Взрослая жизнь — гонка. Мы вовлекаем в нее детей. А они, в свою очередь, будут делать то же самое со своими детьми. Не произрастает ли из этого сонм несущихся по жизни верхоглядов? Неизлечимых неврастеников?
Дисциплинированные, «режимные» люди, как правило, лишаются необходимой для развития личности функции — созерцательной. В европейском человеке побеждает деятельность. Только Восток еще как-то сопротивляется, еще способен к созерцанию.
И дети. Дети — созерцатели и деятели одновременно. Они везде одинаковы — и на Западе, и на Востоке. Они умеют вглядываться в мир. Время для них еще не дискретно. А «сладчайший миг свободы» бесконечен.
Панегирик Борису Никитичу
Борис Никитич влетает в школу, на ходу стягивает с плеча пудовую сумку. Худой, взмыленный, спешащий, он увлечен самой жизнью, не собой и не своим местом в ней, а жизнью как событием, чудом, выпавшим на его долю.
«Я болела и все мечтала о Борисе Никитиче. А когда пришла в класс, он взял меня на руки и говорит: «Аля, где же ты была? Я так по тебе соскучился, все ночи не спал, думал, когда придет Аля». Потом он поставил меня на стол, прямо ногами, и говорит: «Выступает заслуженная артистка республики Аля Зарецкая!» Я выступила, потом он других стал также ставить, играет, а они поют. А слова забыли. Зря он их всех на стол ставил, они же тяжелые, всех подымать, и слов не знают. У него еще рука в так белой обмоталке, поломанная, он поломанной рукой играет, и еще всех на стол ставил».
Аля рассказывала мне это взахлеб, ее агатовые глаза сияли, а при имени Борис Никитич из них сыпались искры. Может, это ее первая любовь к человеку как таковому, не к маме, папе, бабушке, дедушке, — а к человеку, который скучал по ней, все думал о ней и с поломанной рукой играл, да еще и поднимал тяжелыхы девочек на стол, хоть они и слов песни не знают.
После занятий Борис Никитич показывает детям диафильм. Читает за персонажей разными голосами, не пережимая и не фальшивя. А на руках у него чья-то маленькая сестренка. Угнездилась, как птица.
Борис Никитич нагибается перевести кадр, он управляется с фильмом, и с чтением текста, и кажется, что весьма упитанна девочка вовсе ему не в тягость.
Кончен фильм, «хорошие победили плохих». Включен свет, мама девочки спрашивает:
— Она вам не мешала?
— Кто? — не понимает.
— Дочка.
— А, нет, мы с ней показывали кино, — и Борис Никитич возвращает малышку матери.
Вот он стоит на сцене, перед хором.
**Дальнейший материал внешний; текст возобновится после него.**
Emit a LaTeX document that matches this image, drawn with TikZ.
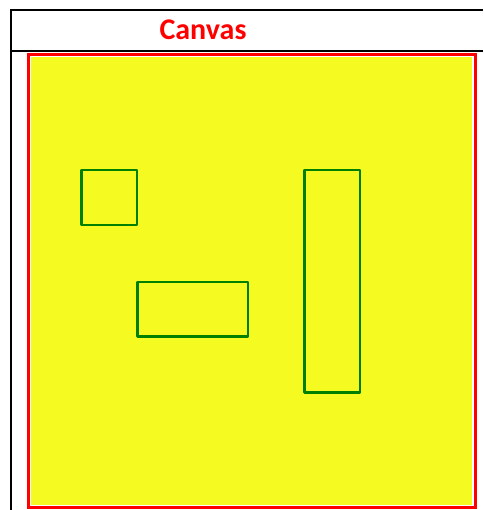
\documentclass[tikz,border=0pt]{standalone}
\usepackage{fontspec}
\setmainfont{Carlito}
\definecolor{canvasyellow}{RGB}{245,250,33}
\definecolor{boxgreen}{RGB}{0,128,0}
\begin{document}
\begin{tikzpicture}[x=1pt,y=-1pt,
  frame/.style={black,line width=2pt},
  canvasborder/.style={red,line width=3pt},
  shapebox/.style={draw=boxgreen,line width=2.4pt,line join=round}]
\useasboundingbox (0,0) rectangle (483,510);
\draw[frame] (483,10.5) -- (11,10.5) -- (11,510);
\draw[frame] (11,51) -- (483,51);
\node[red,font=\bfseries\fontsize{30}{33}\selectfont,anchor=base,inner sep=0pt] (title) at (203,39.5) {Canvas};
\draw[canvasborder] (28,54.5) rectangle (475,507.5);
\fill[canvasyellow] (30.5,57) rectangle (471.5,504.5);
\node[shapebox,minimum width=55.5pt,minimum height=55pt,inner sep=0pt] (sq) at (109.25,197.5) {};
\node[shapebox,minimum width=110.5pt,minimum height=54.5pt,inner sep=0pt] (rect) at (192.75,309.25) {};
\node[shapebox,minimum width=55.5pt,minimum height=222.5pt,inner sep=0pt] (tall) at (332.25,281.25) {};
\end{tikzpicture}
\end{document}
В костюме, белой рубашке, при галстуке.
Это — торжественный момент. И дети торжественны.
Он объявляет громко, кто мы такие и что будем петь. Наступает тишина — враз умолкают шестьдесят детей. Никто на них не шикает, никто не взывает к порядку. Казалось бы, при свободе, которая царит на уроках, не принудить их стоять по стойке «смирно».
А он и не принуждает — детям передается его спокойствие, его собранность: мы артисты, мы собранны, мы будем выступать.
После концерта Борис Никитич прибегает в мой класс:
— Быстрей, мажь мне щеки помадой и губы, ну что это за помада у тебя, нужна яркая, так, — оглядывает он реквизит. — Вот эту шляпу давай, парик, фартук. Ну как я тебе?
Дети уже сидят за накрытыми столами — об этом позаботилась дирекция клуба. Борис Никитич — Официантка. К бурному восторгу детей он превратился в тетю, в фартуке, при парике, шляпе и румяных щеках.
Помню недоуменный взгляд родителей, мало кто из них смеялся: видимо, сочли эту забавную метаморфозу уроном учительскому авторитету. Но они ошибаются: дети обожают того, кто может быть одновременно строгим и веселым, серьезным и смешливым, но всегда, всегда — добрым.
Доброта атмосферна, как дыхание. Доброго человека дети| неизменно будут любить, в каком бы обличье он к ним ни явился…'
«Елена Рыгорывна, а давайте еще раз когда-нибудь слепим лес и зверей там всяких». Пока дети лепили, пухленькая курчавая Ирина, прикусив от старания пунцовую губу, выводила печатные буквы. Оставив на столе послание, она выбежала из класса вместе с ребятами.